*The task*
Records follow. Select each line holding "this".

........

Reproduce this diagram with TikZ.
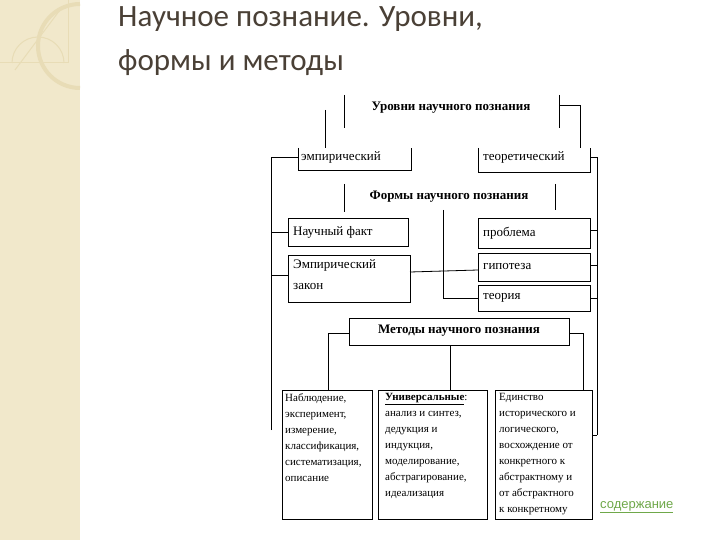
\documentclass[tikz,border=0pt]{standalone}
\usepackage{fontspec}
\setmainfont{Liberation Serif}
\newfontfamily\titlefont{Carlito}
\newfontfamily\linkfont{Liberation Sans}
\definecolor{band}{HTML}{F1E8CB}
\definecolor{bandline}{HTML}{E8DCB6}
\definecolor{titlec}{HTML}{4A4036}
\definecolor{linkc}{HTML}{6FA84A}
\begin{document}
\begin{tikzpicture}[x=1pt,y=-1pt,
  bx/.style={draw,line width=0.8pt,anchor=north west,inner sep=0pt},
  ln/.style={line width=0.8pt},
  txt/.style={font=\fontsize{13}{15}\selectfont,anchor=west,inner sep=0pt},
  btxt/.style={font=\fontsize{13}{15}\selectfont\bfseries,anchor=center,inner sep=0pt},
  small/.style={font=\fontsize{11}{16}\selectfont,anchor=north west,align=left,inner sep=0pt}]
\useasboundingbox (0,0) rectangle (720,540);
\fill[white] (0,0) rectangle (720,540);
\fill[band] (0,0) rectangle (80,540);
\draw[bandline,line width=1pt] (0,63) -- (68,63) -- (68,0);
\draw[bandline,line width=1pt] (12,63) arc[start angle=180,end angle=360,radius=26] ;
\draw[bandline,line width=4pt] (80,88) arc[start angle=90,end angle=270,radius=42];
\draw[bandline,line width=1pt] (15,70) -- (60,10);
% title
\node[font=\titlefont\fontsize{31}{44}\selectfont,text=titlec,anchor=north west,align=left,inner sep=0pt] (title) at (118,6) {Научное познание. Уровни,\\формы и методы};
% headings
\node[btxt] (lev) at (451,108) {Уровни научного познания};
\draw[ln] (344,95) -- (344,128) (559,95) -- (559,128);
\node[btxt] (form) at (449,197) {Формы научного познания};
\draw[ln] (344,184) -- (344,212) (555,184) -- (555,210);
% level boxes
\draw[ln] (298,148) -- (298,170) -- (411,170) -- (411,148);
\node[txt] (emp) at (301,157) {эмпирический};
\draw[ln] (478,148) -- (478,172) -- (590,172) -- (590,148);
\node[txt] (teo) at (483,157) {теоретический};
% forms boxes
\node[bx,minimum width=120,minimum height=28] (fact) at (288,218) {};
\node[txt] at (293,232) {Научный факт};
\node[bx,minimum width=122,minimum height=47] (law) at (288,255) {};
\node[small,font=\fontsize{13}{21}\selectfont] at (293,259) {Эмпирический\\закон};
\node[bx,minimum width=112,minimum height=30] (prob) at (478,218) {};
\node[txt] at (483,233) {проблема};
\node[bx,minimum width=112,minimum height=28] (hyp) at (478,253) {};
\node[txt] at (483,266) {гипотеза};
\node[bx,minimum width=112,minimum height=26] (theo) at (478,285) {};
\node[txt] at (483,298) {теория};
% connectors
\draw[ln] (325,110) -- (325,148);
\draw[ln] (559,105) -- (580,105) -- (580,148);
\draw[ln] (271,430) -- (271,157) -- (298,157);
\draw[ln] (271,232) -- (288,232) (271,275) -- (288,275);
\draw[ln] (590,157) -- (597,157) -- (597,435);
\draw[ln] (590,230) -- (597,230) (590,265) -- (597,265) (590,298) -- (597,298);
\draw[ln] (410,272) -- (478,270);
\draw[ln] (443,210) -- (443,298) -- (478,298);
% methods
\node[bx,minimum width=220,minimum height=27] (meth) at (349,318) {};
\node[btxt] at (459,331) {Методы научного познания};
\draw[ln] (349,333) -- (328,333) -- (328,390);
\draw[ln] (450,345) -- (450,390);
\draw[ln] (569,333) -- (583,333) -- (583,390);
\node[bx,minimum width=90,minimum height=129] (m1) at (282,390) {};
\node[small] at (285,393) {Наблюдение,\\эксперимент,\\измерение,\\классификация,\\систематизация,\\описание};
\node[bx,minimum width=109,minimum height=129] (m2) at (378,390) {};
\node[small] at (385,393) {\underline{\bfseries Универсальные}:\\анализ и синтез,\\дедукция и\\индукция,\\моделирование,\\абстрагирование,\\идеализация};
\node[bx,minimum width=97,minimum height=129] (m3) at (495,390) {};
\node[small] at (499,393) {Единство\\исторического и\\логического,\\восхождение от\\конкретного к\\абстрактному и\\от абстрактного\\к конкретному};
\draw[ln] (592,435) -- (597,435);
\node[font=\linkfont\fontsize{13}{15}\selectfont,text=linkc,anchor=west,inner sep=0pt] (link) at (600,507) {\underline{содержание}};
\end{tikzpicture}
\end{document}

........

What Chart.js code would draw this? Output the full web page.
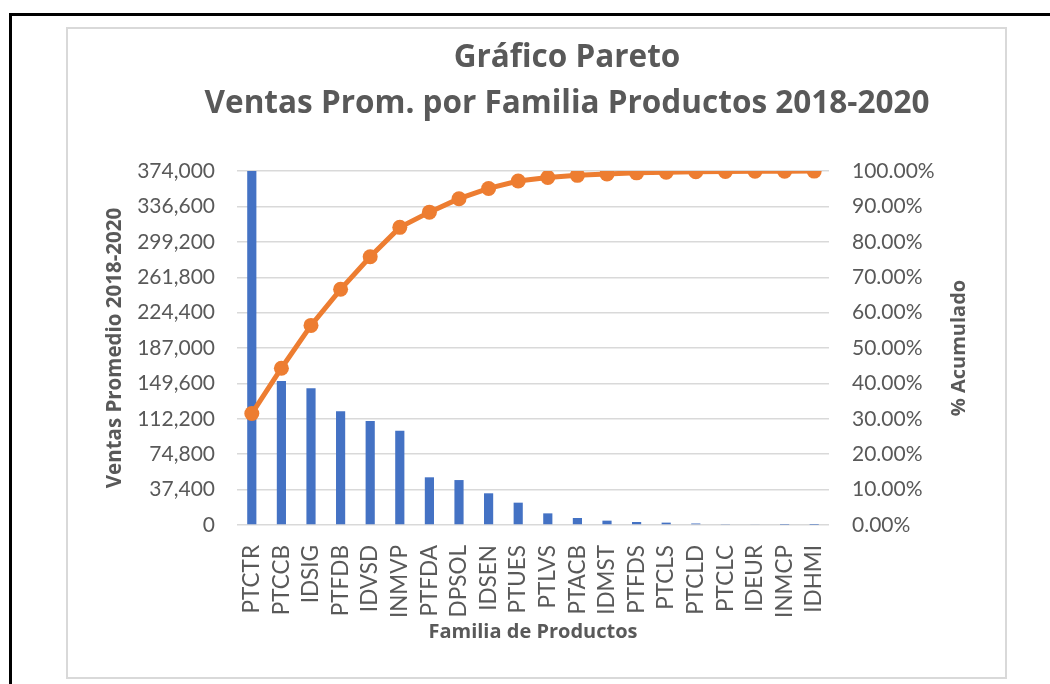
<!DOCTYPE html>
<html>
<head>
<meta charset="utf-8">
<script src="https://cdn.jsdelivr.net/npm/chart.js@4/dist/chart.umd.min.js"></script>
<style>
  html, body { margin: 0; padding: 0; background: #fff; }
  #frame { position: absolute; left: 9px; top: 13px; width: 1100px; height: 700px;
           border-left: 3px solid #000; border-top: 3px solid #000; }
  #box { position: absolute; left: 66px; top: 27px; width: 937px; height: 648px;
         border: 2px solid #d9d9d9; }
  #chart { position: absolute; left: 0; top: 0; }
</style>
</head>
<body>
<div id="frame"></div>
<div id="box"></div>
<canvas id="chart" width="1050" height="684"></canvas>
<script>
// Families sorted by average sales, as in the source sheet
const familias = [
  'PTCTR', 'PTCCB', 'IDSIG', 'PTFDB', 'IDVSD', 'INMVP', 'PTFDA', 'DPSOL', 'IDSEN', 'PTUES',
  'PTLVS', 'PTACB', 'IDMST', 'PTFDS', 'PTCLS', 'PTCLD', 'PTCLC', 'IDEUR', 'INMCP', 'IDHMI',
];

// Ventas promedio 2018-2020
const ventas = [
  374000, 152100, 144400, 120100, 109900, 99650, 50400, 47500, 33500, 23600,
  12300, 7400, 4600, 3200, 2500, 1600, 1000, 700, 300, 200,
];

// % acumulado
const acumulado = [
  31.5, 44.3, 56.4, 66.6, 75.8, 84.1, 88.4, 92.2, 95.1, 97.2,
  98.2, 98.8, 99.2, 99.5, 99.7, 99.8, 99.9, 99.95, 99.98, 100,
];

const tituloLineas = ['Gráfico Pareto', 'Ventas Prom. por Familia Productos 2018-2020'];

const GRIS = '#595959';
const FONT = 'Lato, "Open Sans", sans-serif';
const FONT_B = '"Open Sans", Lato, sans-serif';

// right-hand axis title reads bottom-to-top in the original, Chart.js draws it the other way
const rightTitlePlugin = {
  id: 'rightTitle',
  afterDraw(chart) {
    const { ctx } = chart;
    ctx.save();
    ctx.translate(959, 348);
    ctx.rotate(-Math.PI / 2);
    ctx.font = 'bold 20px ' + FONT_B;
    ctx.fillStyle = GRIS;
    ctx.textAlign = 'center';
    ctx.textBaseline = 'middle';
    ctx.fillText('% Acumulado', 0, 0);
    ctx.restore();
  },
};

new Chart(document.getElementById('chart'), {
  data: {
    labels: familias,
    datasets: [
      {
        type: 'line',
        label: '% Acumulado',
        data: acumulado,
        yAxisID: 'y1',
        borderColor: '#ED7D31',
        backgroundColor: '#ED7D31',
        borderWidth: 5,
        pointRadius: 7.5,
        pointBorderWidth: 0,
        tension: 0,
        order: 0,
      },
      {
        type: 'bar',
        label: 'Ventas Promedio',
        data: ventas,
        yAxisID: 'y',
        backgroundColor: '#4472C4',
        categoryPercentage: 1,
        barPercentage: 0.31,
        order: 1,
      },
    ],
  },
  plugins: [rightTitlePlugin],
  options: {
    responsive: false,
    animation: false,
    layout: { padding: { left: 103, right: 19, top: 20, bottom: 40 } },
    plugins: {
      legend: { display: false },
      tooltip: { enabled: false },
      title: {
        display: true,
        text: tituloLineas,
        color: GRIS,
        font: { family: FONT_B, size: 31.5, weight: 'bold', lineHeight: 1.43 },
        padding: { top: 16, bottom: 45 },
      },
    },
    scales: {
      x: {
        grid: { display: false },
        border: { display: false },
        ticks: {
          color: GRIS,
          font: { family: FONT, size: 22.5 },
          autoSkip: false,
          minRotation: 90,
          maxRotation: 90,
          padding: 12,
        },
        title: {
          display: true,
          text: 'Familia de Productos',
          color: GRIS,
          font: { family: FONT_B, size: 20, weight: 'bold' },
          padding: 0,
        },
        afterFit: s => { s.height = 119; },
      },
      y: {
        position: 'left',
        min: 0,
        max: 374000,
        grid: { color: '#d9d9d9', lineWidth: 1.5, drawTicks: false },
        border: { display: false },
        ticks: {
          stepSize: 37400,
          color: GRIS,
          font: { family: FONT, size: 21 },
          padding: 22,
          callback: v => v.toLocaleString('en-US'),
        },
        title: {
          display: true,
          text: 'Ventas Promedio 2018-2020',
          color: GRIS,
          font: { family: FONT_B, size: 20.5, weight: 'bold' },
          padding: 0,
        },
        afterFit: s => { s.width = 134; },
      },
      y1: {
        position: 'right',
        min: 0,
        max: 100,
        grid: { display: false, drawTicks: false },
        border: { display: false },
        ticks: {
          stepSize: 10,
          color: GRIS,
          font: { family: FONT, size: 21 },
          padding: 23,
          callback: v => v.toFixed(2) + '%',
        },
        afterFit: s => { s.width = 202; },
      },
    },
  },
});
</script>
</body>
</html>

........

*Solved problem*
Reproduce this diagram with TikZ.
What Chart.js code would draw this? Output the full web page.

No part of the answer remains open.